What you have to do. Skip the pictures and extract all of the lines exactly as written.

Given data.
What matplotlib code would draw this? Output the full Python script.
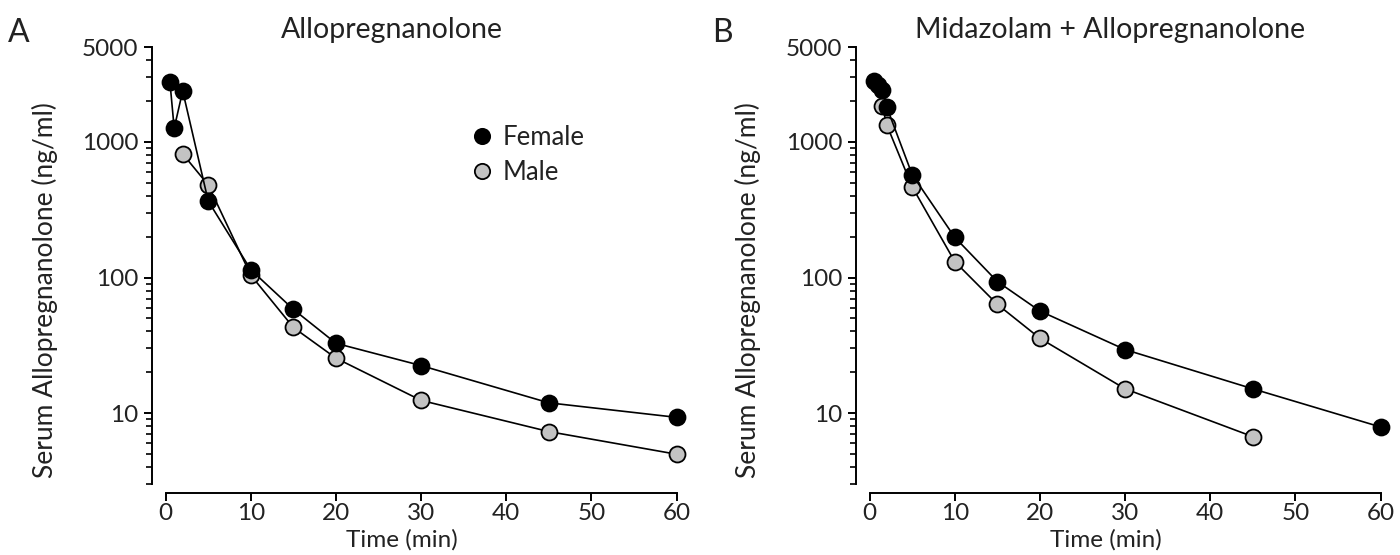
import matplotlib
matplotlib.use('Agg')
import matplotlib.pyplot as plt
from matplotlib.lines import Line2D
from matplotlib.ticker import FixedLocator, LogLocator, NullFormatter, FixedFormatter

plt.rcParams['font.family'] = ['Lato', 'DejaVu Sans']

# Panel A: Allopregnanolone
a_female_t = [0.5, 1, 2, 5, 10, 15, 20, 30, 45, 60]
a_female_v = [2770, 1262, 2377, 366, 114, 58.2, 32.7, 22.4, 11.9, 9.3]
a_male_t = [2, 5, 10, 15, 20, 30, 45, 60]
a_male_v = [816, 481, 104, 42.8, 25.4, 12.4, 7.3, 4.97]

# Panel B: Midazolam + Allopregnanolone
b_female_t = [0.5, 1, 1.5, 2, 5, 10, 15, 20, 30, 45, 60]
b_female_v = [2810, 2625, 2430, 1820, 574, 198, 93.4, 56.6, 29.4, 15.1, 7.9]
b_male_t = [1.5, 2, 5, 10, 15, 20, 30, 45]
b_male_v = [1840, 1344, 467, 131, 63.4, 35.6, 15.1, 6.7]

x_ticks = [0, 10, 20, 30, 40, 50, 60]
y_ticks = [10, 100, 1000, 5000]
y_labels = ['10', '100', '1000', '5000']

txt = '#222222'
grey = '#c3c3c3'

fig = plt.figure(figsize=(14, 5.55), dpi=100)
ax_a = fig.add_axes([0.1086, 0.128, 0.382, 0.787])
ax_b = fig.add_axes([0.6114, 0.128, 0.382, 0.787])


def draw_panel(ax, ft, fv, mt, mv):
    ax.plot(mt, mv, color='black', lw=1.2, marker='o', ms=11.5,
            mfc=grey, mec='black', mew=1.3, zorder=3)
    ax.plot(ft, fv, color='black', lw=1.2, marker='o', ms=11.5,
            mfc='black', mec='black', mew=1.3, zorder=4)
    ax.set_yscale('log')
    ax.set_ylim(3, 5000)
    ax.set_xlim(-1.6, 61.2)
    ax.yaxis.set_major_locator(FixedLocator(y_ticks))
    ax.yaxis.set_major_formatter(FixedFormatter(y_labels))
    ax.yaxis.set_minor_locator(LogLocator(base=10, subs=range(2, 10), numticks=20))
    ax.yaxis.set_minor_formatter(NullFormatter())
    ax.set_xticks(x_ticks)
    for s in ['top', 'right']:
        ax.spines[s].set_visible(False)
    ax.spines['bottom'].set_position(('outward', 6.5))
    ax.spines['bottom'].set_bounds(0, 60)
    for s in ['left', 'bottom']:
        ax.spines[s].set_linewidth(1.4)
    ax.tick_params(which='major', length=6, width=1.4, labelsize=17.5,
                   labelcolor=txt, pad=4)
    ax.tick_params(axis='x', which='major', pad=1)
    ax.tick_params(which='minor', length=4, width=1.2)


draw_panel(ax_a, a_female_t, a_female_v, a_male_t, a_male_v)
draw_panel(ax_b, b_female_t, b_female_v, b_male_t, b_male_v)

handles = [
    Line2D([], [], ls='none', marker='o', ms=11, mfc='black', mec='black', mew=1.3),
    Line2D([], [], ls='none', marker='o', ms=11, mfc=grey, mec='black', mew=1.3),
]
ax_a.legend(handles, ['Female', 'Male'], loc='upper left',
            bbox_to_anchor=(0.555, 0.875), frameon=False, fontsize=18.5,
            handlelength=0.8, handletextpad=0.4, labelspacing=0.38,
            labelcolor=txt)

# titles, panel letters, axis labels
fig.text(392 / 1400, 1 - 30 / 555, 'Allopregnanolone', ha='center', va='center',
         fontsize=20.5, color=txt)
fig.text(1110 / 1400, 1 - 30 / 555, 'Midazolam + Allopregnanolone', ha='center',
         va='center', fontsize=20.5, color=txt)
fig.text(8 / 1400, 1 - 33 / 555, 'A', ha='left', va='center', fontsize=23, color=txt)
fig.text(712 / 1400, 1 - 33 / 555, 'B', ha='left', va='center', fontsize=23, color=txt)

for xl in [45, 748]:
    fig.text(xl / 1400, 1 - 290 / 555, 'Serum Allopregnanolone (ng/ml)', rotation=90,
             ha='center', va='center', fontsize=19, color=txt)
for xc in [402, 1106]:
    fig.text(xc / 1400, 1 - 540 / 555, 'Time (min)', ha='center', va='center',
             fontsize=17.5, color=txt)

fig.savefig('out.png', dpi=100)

Task solution.
What matplotlib code would draw this? Output the full Python script.
import matplotlib
matplotlib.use('Agg')
import matplotlib.pyplot as plt
from matplotlib.lines import Line2D
from matplotlib.ticker import FixedLocator, LogLocator, NullFormatter, FixedFormatter

plt.rcParams['font.family'] = ['Lato', 'DejaVu Sans']

# Panel A: Allopregnanolone
a_female_t = [0.5, 1, 2, 5, 10, 15, 20, 30, 45, 60]
a_female_v = [2770, 1262, 2377, 366, 114, 58.2, 32.7, 22.4, 11.9, 9.3]
a_male_t = [2, 5, 10, 15, 20, 30, 45, 60]
a_male_v = [816, 481, 104, 42.8, 25.4, 12.4, 7.3, 4.97]

# Panel B: Midazolam + Allopregnanolone
b_female_t = [0.5, 1, 1.5, 2, 5, 10, 15, 20, 30, 45, 60]
b_female_v = [2810, 2625, 2430, 1820, 574, 198, 93.4, 56.6, 29.4, 15.1, 7.9]
b_male_t = [1.5, 2, 5, 10, 15, 20, 30, 45]
b_male_v = [1840, 1344, 467, 131, 63.4, 35.6, 15.1, 6.7]

x_ticks = [0, 10, 20, 30, 40, 50, 60]
y_ticks = [10, 100, 1000, 5000]
y_labels = ['10', '100', '1000', '5000']

txt = '#222222'
grey = '#c3c3c3'

fig = plt.figure(figsize=(14, 5.55), dpi=100)
ax_a = fig.add_axes([0.1086, 0.128, 0.382, 0.787])
ax_b = fig.add_axes([0.6114, 0.128, 0.382, 0.787])


def draw_panel(ax, ft, fv, mt, mv):
    ax.plot(mt, mv, color='black', lw=1.2, marker='o', ms=11.5,
            mfc=grey, mec='black', mew=1.3, zorder=3)
    ax.plot(ft, fv, color='black', lw=1.2, marker='o', ms=11.5,
            mfc='black', mec='black', mew=1.3, zorder=4)
    ax.set_yscale('log')
    ax.set_ylim(3, 5000)
    ax.set_xlim(-1.6, 61.2)
    ax.yaxis.set_major_locator(FixedLocator(y_ticks))
    ax.yaxis.set_major_formatter(FixedFormatter(y_labels))
    ax.yaxis.set_minor_locator(LogLocator(base=10, subs=range(2, 10), numticks=20))
    ax.yaxis.set_minor_formatter(NullFormatter())
    ax.set_xticks(x_ticks)
    for s in ['top', 'right']:
        ax.spines[s].set_visible(False)
    ax.spines['bottom'].set_position(('outward', 6.5))
    ax.spines['bottom'].set_bounds(0, 60)
    for s in ['left', 'bottom']:
        ax.spines[s].set_linewidth(1.4)
    ax.tick_params(which='major', length=6, width=1.4, labelsize=17.5,
                   labelcolor=txt, pad=4)
    ax.tick_params(axis='x', which='major', pad=1)
    ax.tick_params(which='minor', length=4, width=1.2)


draw_panel(ax_a, a_female_t, a_female_v, a_male_t, a_male_v)
draw_panel(ax_b, b_female_t, b_female_v, b_male_t, b_male_v)

handles = [
    Line2D([], [], ls='none', marker='o', ms=11, mfc='black', mec='black', mew=1.3),
    Line2D([], [], ls='none', marker='o', ms=11, mfc=grey, mec='black', mew=1.3),
]
ax_a.legend(handles, ['Female', 'Male'], loc='upper left',
            bbox_to_anchor=(0.555, 0.875), frameon=False, fontsize=18.5,
            handlelength=0.8, handletextpad=0.4, labelspacing=0.38,
            labelcolor=txt)

# titles, panel letters, axis labels
fig.text(392 / 1400, 1 - 30 / 555, 'Allopregnanolone', ha='center', va='center',
         fontsize=20.5, color=txt)
fig.text(1110 / 1400, 1 - 30 / 555, 'Midazolam + Allopregnanolone', ha='center',
         va='center', fontsize=20.5, color=txt)
fig.text(8 / 1400, 1 - 33 / 555, 'A', ha='left', va='center', fontsize=23, color=txt)
fig.text(712 / 1400, 1 - 33 / 555, 'B', ha='left', va='center', fontsize=23, color=txt)

for xl in [45, 748]:
    fig.text(xl / 1400, 1 - 290 / 555, 'Serum Allopregnanolone (ng/ml)', rotation=90,
             ha='center', va='center', fontsize=19, color=txt)
for xc in [402, 1106]:
    fig.text(xc / 1400, 1 - 540 / 555, 'Time (min)', ha='center', va='center',
             fontsize=17.5, color=txt)

fig.savefig('out.png', dpi=100)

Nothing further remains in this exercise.